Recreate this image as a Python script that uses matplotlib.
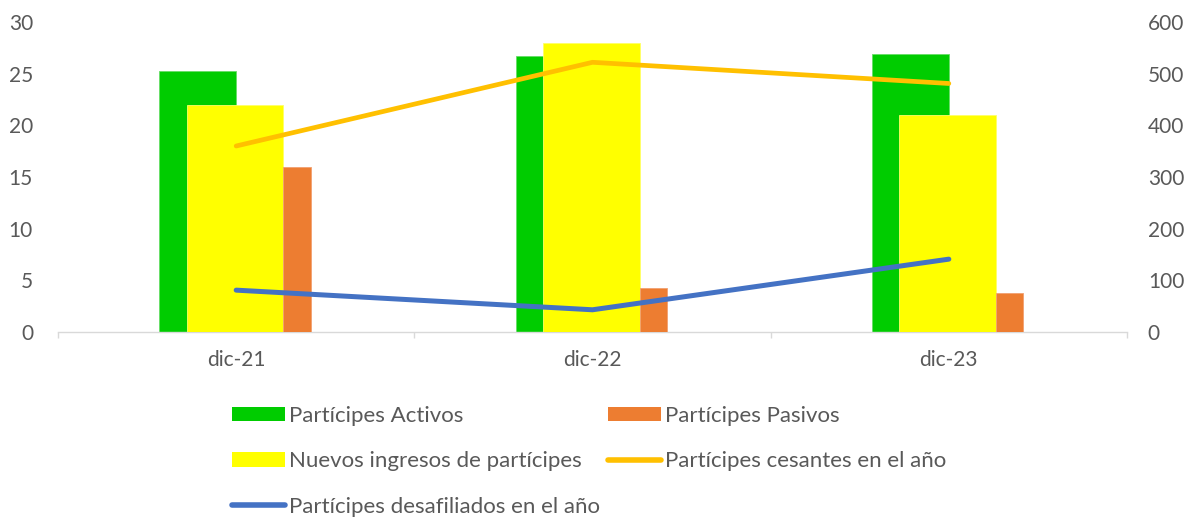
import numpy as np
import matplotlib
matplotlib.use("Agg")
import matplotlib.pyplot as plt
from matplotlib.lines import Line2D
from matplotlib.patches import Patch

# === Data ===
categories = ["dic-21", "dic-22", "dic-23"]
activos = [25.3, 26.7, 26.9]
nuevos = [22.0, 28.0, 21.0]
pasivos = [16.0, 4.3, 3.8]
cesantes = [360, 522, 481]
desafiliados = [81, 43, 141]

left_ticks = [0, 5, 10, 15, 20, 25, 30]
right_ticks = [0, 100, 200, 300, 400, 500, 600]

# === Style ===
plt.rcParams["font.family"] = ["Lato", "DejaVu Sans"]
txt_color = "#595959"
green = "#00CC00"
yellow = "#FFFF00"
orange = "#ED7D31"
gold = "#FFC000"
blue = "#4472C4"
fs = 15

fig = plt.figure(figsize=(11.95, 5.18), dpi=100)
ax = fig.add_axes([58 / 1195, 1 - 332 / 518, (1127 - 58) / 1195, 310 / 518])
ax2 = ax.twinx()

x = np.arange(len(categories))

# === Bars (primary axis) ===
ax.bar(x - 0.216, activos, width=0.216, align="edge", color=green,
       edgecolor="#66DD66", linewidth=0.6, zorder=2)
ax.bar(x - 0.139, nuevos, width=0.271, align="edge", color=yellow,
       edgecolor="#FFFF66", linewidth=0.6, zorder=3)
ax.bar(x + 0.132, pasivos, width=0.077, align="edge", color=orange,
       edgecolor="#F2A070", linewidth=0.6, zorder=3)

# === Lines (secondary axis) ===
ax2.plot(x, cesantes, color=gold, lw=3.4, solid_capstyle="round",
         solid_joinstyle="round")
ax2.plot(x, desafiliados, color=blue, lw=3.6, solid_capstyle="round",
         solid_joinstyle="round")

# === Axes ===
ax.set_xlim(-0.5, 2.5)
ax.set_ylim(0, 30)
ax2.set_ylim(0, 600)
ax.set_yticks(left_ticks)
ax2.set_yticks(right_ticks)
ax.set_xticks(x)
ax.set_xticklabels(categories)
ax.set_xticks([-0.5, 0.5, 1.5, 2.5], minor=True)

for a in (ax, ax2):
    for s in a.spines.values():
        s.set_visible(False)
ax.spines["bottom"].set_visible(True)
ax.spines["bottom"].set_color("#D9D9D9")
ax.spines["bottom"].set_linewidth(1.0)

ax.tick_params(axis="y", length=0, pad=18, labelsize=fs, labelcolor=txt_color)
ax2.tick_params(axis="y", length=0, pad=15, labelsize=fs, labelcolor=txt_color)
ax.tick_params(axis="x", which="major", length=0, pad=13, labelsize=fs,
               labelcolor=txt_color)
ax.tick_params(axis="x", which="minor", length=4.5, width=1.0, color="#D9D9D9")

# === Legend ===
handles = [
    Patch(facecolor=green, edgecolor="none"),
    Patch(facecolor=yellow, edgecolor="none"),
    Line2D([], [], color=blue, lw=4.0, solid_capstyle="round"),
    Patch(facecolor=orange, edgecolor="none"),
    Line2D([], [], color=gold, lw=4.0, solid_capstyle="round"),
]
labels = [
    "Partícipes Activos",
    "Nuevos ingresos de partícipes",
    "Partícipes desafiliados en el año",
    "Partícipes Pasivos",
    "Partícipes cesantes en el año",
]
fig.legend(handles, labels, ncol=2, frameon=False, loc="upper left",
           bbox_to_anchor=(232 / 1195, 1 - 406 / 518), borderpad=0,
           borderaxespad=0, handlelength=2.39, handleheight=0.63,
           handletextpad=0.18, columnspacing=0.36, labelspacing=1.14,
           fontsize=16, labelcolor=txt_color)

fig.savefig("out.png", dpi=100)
★ ★ ★
> [Goal of the exercise]: All the lines above are to be given again exactly as they read, with the pictures removed.

> [Answer to this exercise]:
Recreate this image as a Python script that uses matplotlib.
import numpy as np
import matplotlib
matplotlib.use("Agg")
import matplotlib.pyplot as plt
from matplotlib.lines import Line2D
from matplotlib.patches import Patch

# === Data ===
categories = ["dic-21", "dic-22", "dic-23"]
activos = [25.3, 26.7, 26.9]
nuevos = [22.0, 28.0, 21.0]
pasivos = [16.0, 4.3, 3.8]
cesantes = [360, 522, 481]
desafiliados = [81, 43, 141]

left_ticks = [0, 5, 10, 15, 20, 25, 30]
right_ticks = [0, 100, 200, 300, 400, 500, 600]

# === Style ===
plt.rcParams["font.family"] = ["Lato", "DejaVu Sans"]
txt_color = "#595959"
green = "#00CC00"
yellow = "#FFFF00"
orange = "#ED7D31"
gold = "#FFC000"
blue = "#4472C4"
fs = 15

fig = plt.figure(figsize=(11.95, 5.18), dpi=100)
ax = fig.add_axes([58 / 1195, 1 - 332 / 518, (1127 - 58) / 1195, 310 / 518])
ax2 = ax.twinx()

x = np.arange(len(categories))

# === Bars (primary axis) ===
ax.bar(x - 0.216, activos, width=0.216, align="edge", color=green,
       edgecolor="#66DD66", linewidth=0.6, zorder=2)
ax.bar(x - 0.139, nuevos, width=0.271, align="edge", color=yellow,
       edgecolor="#FFFF66", linewidth=0.6, zorder=3)
ax.bar(x + 0.132, pasivos, width=0.077, align="edge", color=orange,
       edgecolor="#F2A070", linewidth=0.6, zorder=3)

# === Lines (secondary axis) ===
ax2.plot(x, cesantes, color=gold, lw=3.4, solid_capstyle="round",
         solid_joinstyle="round")
ax2.plot(x, desafiliados, color=blue, lw=3.6, solid_capstyle="round",
         solid_joinstyle="round")

# === Axes ===
ax.set_xlim(-0.5, 2.5)
ax.set_ylim(0, 30)
ax2.set_ylim(0, 600)
ax.set_yticks(left_ticks)
ax2.set_yticks(right_ticks)
ax.set_xticks(x)
ax.set_xticklabels(categories)
ax.set_xticks([-0.5, 0.5, 1.5, 2.5], minor=True)

for a in (ax, ax2):
    for s in a.spines.values():
        s.set_visible(False)
ax.spines["bottom"].set_visible(True)
ax.spines["bottom"].set_color("#D9D9D9")
ax.spines["bottom"].set_linewidth(1.0)

ax.tick_params(axis="y", length=0, pad=18, labelsize=fs, labelcolor=txt_color)
ax2.tick_params(axis="y", length=0, pad=15, labelsize=fs, labelcolor=txt_color)
ax.tick_params(axis="x", which="major", length=0, pad=13, labelsize=fs,
               labelcolor=txt_color)
ax.tick_params(axis="x", which="minor", length=4.5, width=1.0, color="#D9D9D9")

# === Legend ===
handles = [
    Patch(facecolor=green, edgecolor="none"),
    Patch(facecolor=yellow, edgecolor="none"),
    Line2D([], [], color=blue, lw=4.0, solid_capstyle="round"),
    Patch(facecolor=orange, edgecolor="none"),
    Line2D([], [], color=gold, lw=4.0, solid_capstyle="round"),
]
labels = [
    "Partícipes Activos",
    "Nuevos ingresos de partícipes",
    "Partícipes desafiliados en el año",
    "Partícipes Pasivos",
    "Partícipes cesantes en el año",
]
fig.legend(handles, labels, ncol=2, frameon=False, loc="upper left",
           bbox_to_anchor=(232 / 1195, 1 - 406 / 518), borderpad=0,
           borderaxespad=0, handlelength=2.39, handleheight=0.63,
           handletextpad=0.18, columnspacing=0.36, labelspacing=1.14,
           fontsize=16, labelcolor=txt_color)

fig.savefig("out.png", dpi=100)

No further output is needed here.